An Education for Liberation Vision for the 21st Century
By S. E. Anderson
blackeducator@gmail.com
Coalition for Public Education
National Black Education Agenda
We live in a land of institutionalized miseducation dedicated to upholding white supremacy, sexism and capitalism. Hence, the goal of American education is to make sure our children— our Black and Brown children— are miseducated to hate themselves and see prison and shopping as their route to adulthood… their “rite of passage” for the 21st Century.
Blackfolk have always fought for quality education for Liberation. In the 18th Century, we were the ones who created America’s first public schools in Philadelphia and New York City. These school were open not only to the multitude of poor Black children, but also open to all the working-class white children. The success of these free schools led white politicos to embrace the notion of free public schools by the mid to late 19th Century.
Then when chattel slavery was abolished in the South, again it was Blackfolk who pushed for free public schools for all children and adults. And during Reconstruction, they succeeded in bringing forth millions of educated children and adults… many thousands of whom went on to college or highly skilled jobs and business professions. But, with the betrayal of Black Reconstruction by white liberal politicians North and South, all this education progress was reversed and driven into the creation of segregated schools of which all the Black schools had inferior everything— except the dedicated Black teachers, they would make do with meager stuff they had to give their poor Black students as much quality education as they could in the short time they would have them. You see, during the 19th and most of the 20th Century, most Southern Black children would be in school until the 3rd or 4th grade because they had to work to help bring in some money.
But, in spite of this tremendous hardship and Jim Crow’s various forms of violence Blackfolk produced many brilliant men and women who went on to help shape their communities, the Civil Rights/Black Liberation Movements and the Black Education System.
That legacy of Black Brilliance is still with us today in this age of privatizing public education and further dumbing down the curriculum of the masses. We have among us some of the most knowledgeable educators in the US and the world. Their expertise can help us reshape our public schools into havens of Black Brilliance for the sake of our Liberation and not the youth consumers and digital zombies glued to their devices that Capital demands.
Today, we have to fight against deep anti-intellectualism that has been normalized within our youth culture. Conscious Black teachers are our frontline soldiers in this battle for our children’s minds. But so are Black Parents! Our challenge today is to raise the literacy rate of our parents as we help them actively engage in their child’s school.

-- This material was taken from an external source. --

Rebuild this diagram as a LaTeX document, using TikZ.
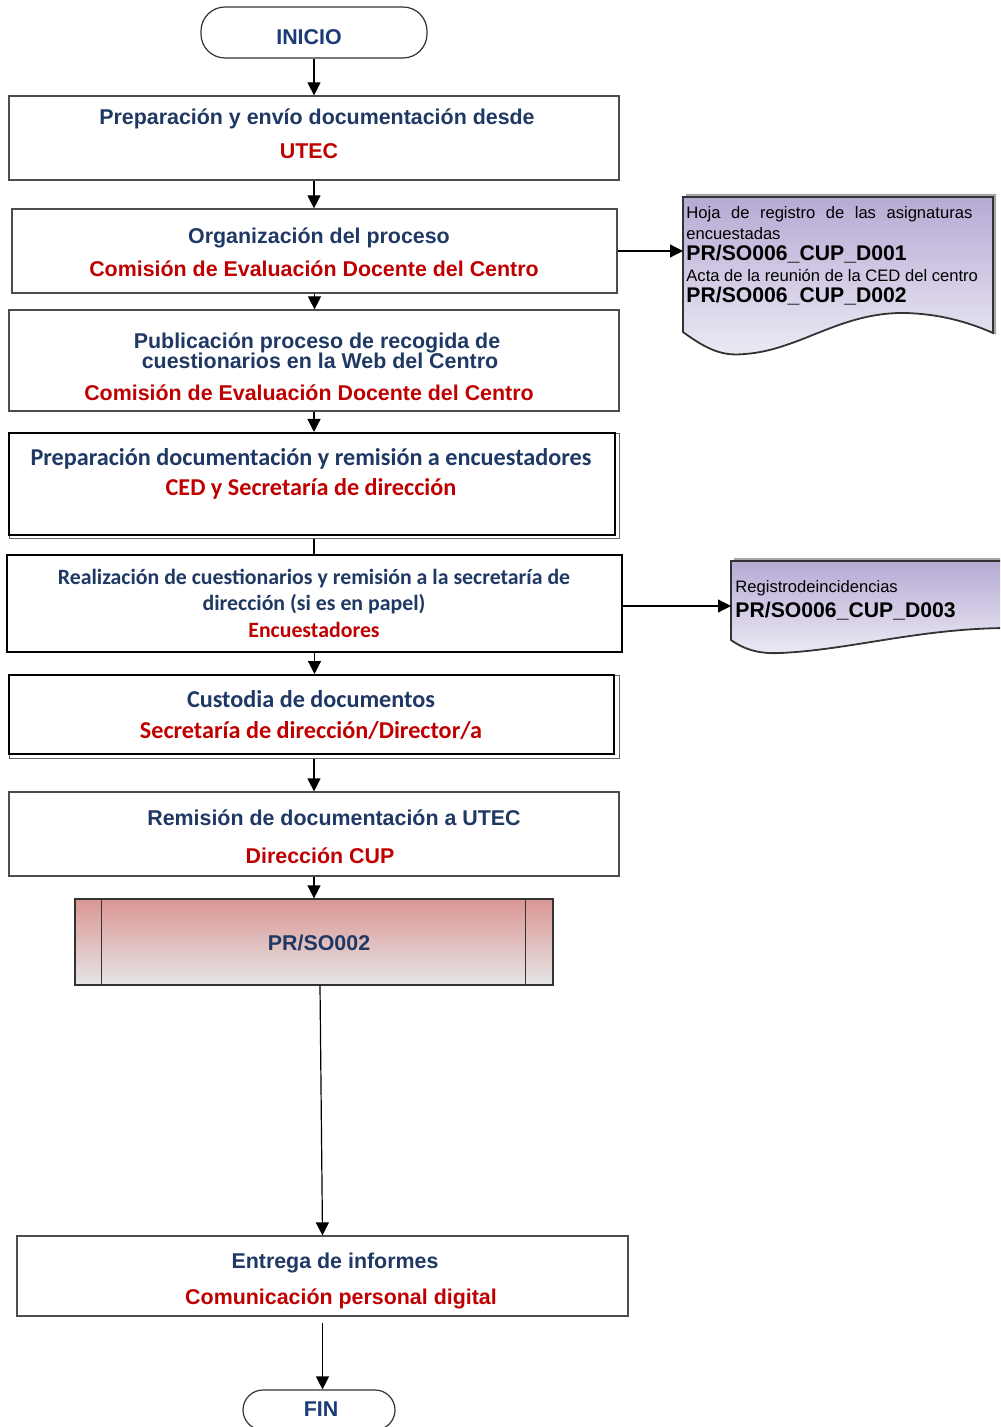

Nobody is going to educate our children but US! White supremacy coupled with capitalism has shown us—over and over again—all they have to offer the past two generations of Black Children is the infamous school-to-prison pipeline.
We have to move forward with a Vision of what we want our schools to look, feel, sound and smell like. Here are a few visions--
• Success in school will be measured in how many of the children go on and graduate from college or have mastered a highly skilled craft.
• Success in school will be measured by how joyfully noisy and colorful the school building is inside and out.
• Success in school will be measured by the many parents- regardless of race and nationality- want their children to be at their neighborhood school... even if it is in the heart of Harlem, Atlanta, DC, South Chicago, Watts, St Louis, Miami, or Philly...
• Success in school will be measured by the many parents crowding all of the PTAs, SLTs, school committees and Parent Union meetings and activities.
• Success in school will be measured in how the community is an integral part of the daily activities at the school: from dietary support to cultural and athletic contributions along with active participation on school committees.
• Success in school will be measured by increasing levels of teacher retention and increasing teacher recruitment from the neighborhood.
• Success in schools will be measured by how the students, teachers and staff work together to make the school an environmentally safe zone that, in turn, expands that zone to encompass the school’s neighborhood.
• Success in school will be measured by how the students are directly involved in the daily running of their school.
• Success in school will be measured by how the education staff reflects the cultural reality of the children in the school as well as how many of the educators live in the neighborhood.
• Success in school will be measured by the growing numbers of musicians, artists and athletes graduating.
• Success in school will be measured by how great the food taste in the cafeteria.
• Success in school will be measured by how the schoolyard is use for fun and exercise instead of a parking lot for teachers’ cars.
• Success in school will be measured by how so few students race to get away from the school at the end of classes.
… I’m sure you have some Visions that you can add to this outline. Please do so. And more importantly, join us in the Fight for Black Education for Black Liberation!